Learning to recognize worth

Seminar focuses on self-perceptions

Jesus says I am saved, cherished, free, precious, loved the way I am, accepted, a man of God, made in His image, a new creation.

Sticky notes scrawled by student visitors with these descriptions decorated the last wall of the Student Care Office’s “Expressions from the Inside Out” exhibit.

Designed — Students were reminded of the dangers of poor body image during the three-day exhibit held in the Student Care office.

The exhibit focused on media-influenced self-perceptions in today’s society and sought to counter them with biblical truth. The event was held in the Student Care Office on Wednesday, Feb. 23 and held through Friday, Feb. 25.

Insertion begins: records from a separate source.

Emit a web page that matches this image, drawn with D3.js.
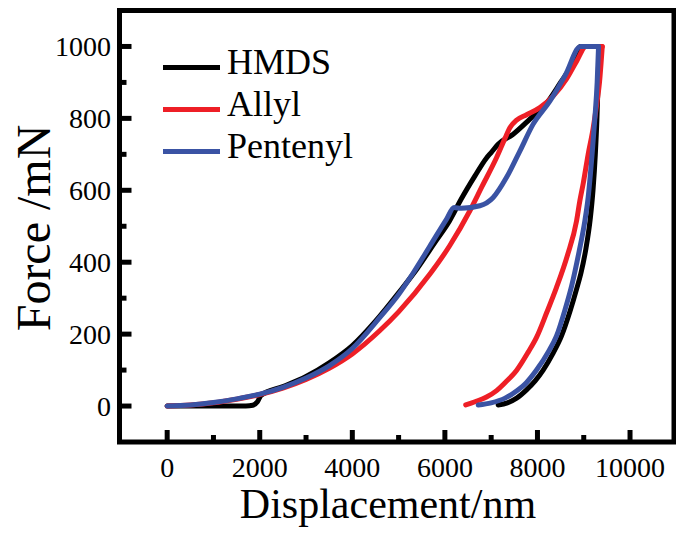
<!DOCTYPE html>
<html>
<head>
<meta charset="utf-8">
<script src="https://cdn.jsdelivr.net/npm/d3@7"></script>
<style>
  html, body { margin: 0; padding: 0; background: #fff; }
  svg { display: block; }
</style>
</head>
<body>
<svg id="chart" width="676" height="533"></svg>
<script>
// Load–unload indentation curves: displacement (nm) vs force (mN)
const seriesNames = ["HMDS", "Allyl", "Pentenyl"];
const seriesColors = ["#000000", "#ee1f26", "#3a53a4"];

// Loading branches (increasing displacement, ending at the hold)
const hmdsLoadDisp = [0, 600, 1200, 1700, 1850, 1950, 2030, 2500, 3000, 3500, 4000, 4500, 5000, 5400, 5800, 6100, 6350, 6650, 6900, 7000, 7150, 7475, 7836, 8196, 8500, 8750, 8930, 9330];
const hmdsLoadForce = [0, 0, 0, 0, 2, 12, 30, 54, 82, 120, 168, 236, 315, 382, 458, 515, 575, 640, 690, 705, 728, 756, 798, 842, 900, 950, 1000, 1000];
// Unloading branches (from the hold back down)
const hmdsUnloadDisp = [9330, 9310, 9285, 9250, 9200, 9140, 9050, 8940, 8845, 8700, 8520, 8330, 8123, 7950, 7764, 7550, 7350, 7150];
const hmdsUnloadForce = [1000, 900, 800, 700, 600, 520, 440, 370, 325, 262, 195, 145, 100, 70, 45, 22, 9, 3];

const allylLoadDisp = [0, 500, 1000, 1500, 2000, 2500, 3000, 3500, 4000, 4596, 5000, 5677, 6100, 6540, 6800, 7117, 7300, 7404, 7550, 7764, 8052, 8339, 8628, 8850, 9050, 9400];
const allylLoadForce = [0, 3, 9, 19, 32, 50, 74, 105, 145, 210, 262, 367, 445, 543, 610, 691, 745, 774, 795, 810, 830, 862, 910, 960, 1000, 1000];
const allylUnloadDisp = [9400, 9340, 9290, 9200, 9095, 8990, 8916, 8845, 8650, 8412, 8200, 7980, 7800, 7548, 7300, 7117, 6900, 6650, 6450];
const allylUnloadForce = [1000, 900, 848, 770, 700, 620, 571, 515, 420, 330, 260, 191, 150, 99, 65, 43, 25, 12, 3];

const pentenylLoadDisp = [0, 500, 1000, 1500, 2000, 2500, 3000, 3500, 4000, 4600, 5000, 5315, 5677, 6037, 6200, 6350, 6756, 7044, 7333, 7620, 7907, 8268, 8600, 8930, 9320];
const pentenylLoadForce = [0, 3, 10, 20, 33, 52, 78, 112, 160, 247, 310, 370, 445, 520, 552, 550, 557, 580, 636, 709, 784, 848, 920, 1000, 1000];
const pentenylUnloadDisp = [9320, 9290, 9240, 9180, 9095, 9024, 8900, 8740, 8600, 8412, 8240, 7980, 7760, 7548, 7300, 7000, 6720];
const pentenylUnloadForce = [1000, 900, 800, 700, 580, 515, 430, 335, 270, 195, 152, 100, 65, 42, 22, 9, 3];

const xTicks = [0, 2000, 4000, 6000, 8000, 10000];
const xMinorTicks = [1000, 3000, 5000, 7000, 9000];
const yTicks = [0, 200, 400, 600, 800, 1000];
const yMinorTicks = [100, 300, 500, 700, 900];

const xTitle = "Displacement/nm";
const yTitle = "Force /mN";

const serif = '"Liberation Serif"';

const svg = d3.select("#chart");
const frameL = 119.5, frameR = 674, frameT = 10.5, frameB = 442;

const x = d3.scaleLinear().domain([-1030, 10950]).range([frameL, frameR]);
const y = d3.scaleLinear().domain([-100, 1100]).range([frameB, frameT]);

const zip = (xs, ys) => xs.map((v, i) => [v, ys[i]]);
const series = [
  { name: seriesNames[0], color: seriesColors[0],
    load: zip(hmdsLoadDisp, hmdsLoadForce), unload: zip(hmdsUnloadDisp, hmdsUnloadForce) },
  { name: seriesNames[1], color: seriesColors[1],
    load: zip(allylLoadDisp, allylLoadForce), unload: zip(allylUnloadDisp, allylUnloadForce) },
  { name: seriesNames[2], color: seriesColors[2],
    load: zip(pentenylLoadDisp, pentenylLoadForce), unload: zip(pentenylUnloadDisp, pentenylUnloadForce) }
];

const line = d3.line()
  .x(d => x(d[0]))
  .y(d => y(d[1]))
  .curve(d3.curveMonotoneX);

const plot = svg.append("g");
series.forEach(s => {
  [s.load, s.unload.slice().reverse()].forEach(branch => {
    plot.append("path")
      .datum(branch)
      .attr("d", line)
      .attr("fill", "none")
      .attr("stroke", s.color)
      .attr("stroke-width", 5)
      .attr("stroke-linejoin", "round")
      .attr("stroke-linecap", "round");
  });
});

// Inward ticks on the bottom and left edges
const tickW = 5;
const axisG = svg.append("g");
function xTick(v, len) {
  axisG.append("line")
    .attr("x1", x(v)).attr("x2", x(v))
    .attr("y1", frameB).attr("y2", frameB - len)
    .attr("stroke", "#000").attr("stroke-width", tickW);
}
function yTick(v, len) {
  axisG.append("line")
    .attr("y1", y(v)).attr("y2", y(v))
    .attr("x1", frameL).attr("x2", frameL + len)
    .attr("stroke", "#000").attr("stroke-width", tickW);
}
xTicks.forEach(v => xTick(v, 12));
xMinorTicks.forEach(v => xTick(v, 7));
yTicks.forEach(v => yTick(v, 12));
yMinorTicks.forEach(v => yTick(v, 7));

// Frame
svg.append("rect")
  .attr("x", frameL).attr("y", frameT)
  .attr("width", frameR - frameL).attr("height", frameB - frameT)
  .attr("fill", "none").attr("stroke", "#000").attr("stroke-width", 5);

// Tick labels
svg.append("g").selectAll("text").data(xTicks).join("text")
  .attr("x", d => x(d))
  .attr("y", 477)
  .attr("text-anchor", "middle")
  .style("font-family", serif)
  .style("font-size", "28px")
  .text(d => d);

svg.append("g").selectAll("text").data(yTicks).join("text")
  .attr("x", 111)
  .attr("y", d => y(d) + 9.5)
  .attr("text-anchor", "end")
  .style("font-family", serif)
  .style("font-size", "28px")
  .text(d => d);

// Axis titles
svg.append("text")
  .attr("x", 388).attr("y", 518)
  .attr("text-anchor", "middle")
  .style("font-family", serif)
  .style("font-size", "42px")
  .text(xTitle);

svg.append("text")
  .attr("transform", "translate(50,228) rotate(-90)")
  .attr("text-anchor", "middle")
  .style("font-family", serif)
  .style("font-size", "48px")
  .text(yTitle);

// Legend
const legend = svg.append("g");
const legendY = [67.5, 109.5, 151.5];
series.forEach((s, i) => {
  legend.append("line")
    .attr("x1", 163).attr("x2", 220)
    .attr("y1", legendY[i]).attr("y2", legendY[i])
    .attr("stroke", s.color).attr("stroke-width", 5);
  legend.append("text")
    .attr("x", 227).attr("y", legendY[i] + 6)
    .style("font-family", serif)
    .style("font-size", "36px")
    .text(s.name);
});
</script>
</body>
</html>
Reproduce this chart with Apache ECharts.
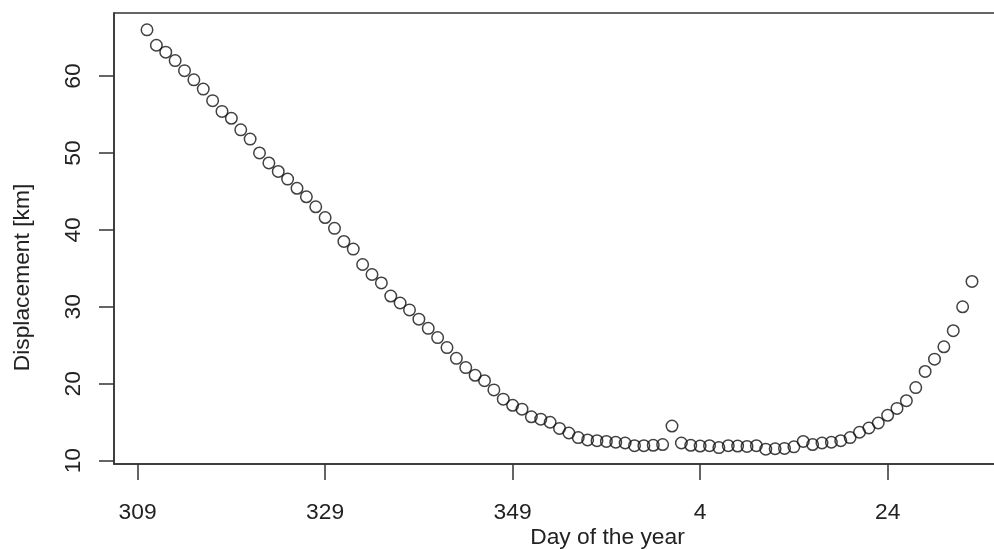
<!DOCTYPE html>
<html>
<head>
<meta charset="utf-8">
<script src="https://cdn.jsdelivr.net/npm/echarts@6/dist/echarts.min.js"></script>
<style>
html,body{margin:0;padding:0;background:#fff;}
#chart{width:994px;height:549px;}
</style>
</head>
<body>
<div id="chart"></div>
<script>
// Day of year (days after 365 belong to the next year)
const days = [310,311,312,313,314,315,316,317,318,319,320,321,322,323,324,325,326,327,328,329,
  330,331,332,333,334,335,336,337,338,339,340,341,342,343,344,345,346,347,348,349,
  350,351,352,353,354,355,356,357,358,359,360,361,362,363,364,365,366,367,368,369,
  370,371,372,373,374,375,376,377,378,379,380,381,382,383,384,385,386,387,388,389,
  390,391,392,393,394,395,396,397,398];
// Displacement [km]
const displacement = [66.0,64.0,63.1,62.0,60.7,59.5,58.3,56.8,55.4,54.5,53.0,51.8,50.0,48.7,47.6,46.6,45.4,44.3,43.0,41.6,
  40.2,38.5,37.5,35.5,34.2,33.1,31.4,30.5,29.6,28.4,27.2,26.0,24.7,23.3,22.1,21.1,20.4,19.2,18.0,17.2,
  16.7,15.7,15.4,15.0,14.2,13.6,13.0,12.7,12.6,12.5,12.4,12.3,11.95,11.95,12.0,12.1,14.5,12.3,12.0,11.9,
  11.95,11.7,11.95,11.9,11.85,11.95,11.5,11.55,11.6,11.8,12.5,12.1,12.3,12.4,12.6,13.0,13.7,14.25,14.9,15.9,
  16.8,17.8,19.5,21.6,23.2,24.8,26.9,30.0,33.3];
const xTicks = [309,329,349,369,389];
const yTicks = [10,20,30,40,50,60];
const xLabel = "Day of the year";
const yLabel = "Displacement [km]";

const points = days.map((d,i)=>[d, displacement[i]]);
const FONT = "'Liberation Sans', Arial, Helvetica, sans-serif";
const INK = '#222';
const FS = 22.8;

const chart = echarts.init(document.getElementById('chart'), null, {renderer:'canvas'});
chart.setOption({
  animation:false,
  backgroundColor:'#fff',
  grid:{left:114, top:13, bottom:85, right:-11, show:true, borderColor:'#333', borderWidth:1.5,
        containLabel:false, outerBoundsMode:'none'},
  xAxis:{
    type:'value', min:306.48, max:401.52,
    splitLine:{show:false},
    axisLine:{show:true, onZero:false, lineStyle:{color:'#333', width:1.5}},
    axisTick:{show:true, inside:false, length:16, customValues:xTicks, lineStyle:{color:'#333', width:1.5}},
    axisLabel:{customValues:xTicks, margin:37, fontSize:FS, color:INK, fontFamily:FONT,
      formatter:v=> String(v>365 ? v-365 : v)},
    name:xLabel, nameLocation:'middle', nameGap:62, nameMoveOverlap:false,
    nameTextStyle:{fontSize:FS, color:INK, fontFamily:FONT, padding:[0,0,0,96]}
  },
  yAxis:{
    type:'value', min:9.57, max:68.19,
    splitLine:{show:false},
    axisLine:{show:true, onZero:false, lineStyle:{color:'#333', width:1.5}},
    axisTick:{show:true, inside:false, length:15, customValues:yTicks, lineStyle:{color:'#333', width:1.5}},
    axisLabel:{customValues:yTicks, rotate:90, margin:29, fontSize:FS, color:INK, fontFamily:FONT},
    name:yLabel, nameLocation:'middle', nameGap:80, nameMoveOverlap:false,
    nameTextStyle:{fontSize:FS, color:INK, fontFamily:FONT, padding:[0,78,0,0]}
  },
  series:[{
    type:'scatter',
    data:points,
    symbol:'circle',
    symbolSize:11.5,
    itemStyle:{color:'transparent', borderColor:'#111', borderWidth:1.5},
    silent:true
  }]
});
</script>
</body>
</html>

“The whole goal of the event is to promote awareness,” senior care officer Cara George said, “To let students, faculty and staff walk through and become aware of these issues and how (some of them) can even develop eating disorders and how to work through them.”

The exhibit was a walk-through event that worked through the skewed self-perceptions engrained into individual minds by society, starting in childhood and stretching through maturity, that eventually culminate in negative thoughts and self-loathing.

The last stage of the event displayed God’s view of people and His desire for their view of themselves. It also offered tips for physical, mental and spiritual health and featured useful book titles such as “Lies Women Believe and the Truth That Sets Them Free,” “The Masculine Mandate,” “He’s Looking for a Bride and Get Out of That Pit.”

“I hope that the attendees will be able to take a personal look at their own lives, and I hope everybody takes a look at what God’s Word says and is able to say, ‘Am I believing any of these lies of the enemy?’” George said.

The last table of the exhibit featured piles of helpful information for those dealing with issues like eating disorders, severe disordered eating patterns, body image, self injury and suicide so they know where to get professional assistance.

“I hope that it will provide good personal reflection, but also, if there’s anyone who struggles with a more serious issue I hope that they would be challenged to get help,” George said.

Freshman Liberty student Amanda Baird enjoyed the exhibit and found it instructive.

“I think everybody should stop by and see it. It’s really nice and creative,” Baird said.

Student care and conduct worker Mark Misiano helped to work and set up the event. He said that it was important that Liberty openly address this issue that so often goes unmentioned because it affects everyone. He felt the event was “really sobering for people.”

“People are realizing, ‘I don’t have to feel this way,’ which is really exciting,” Misiano said.

The event drew a considerable response from students. According to Misiano, during one 30 minute interval he was stationed at the door, more than 50 people attended.

“Classes, dorms and prayer groups are coming (to the exhibit) together,” Misiano said.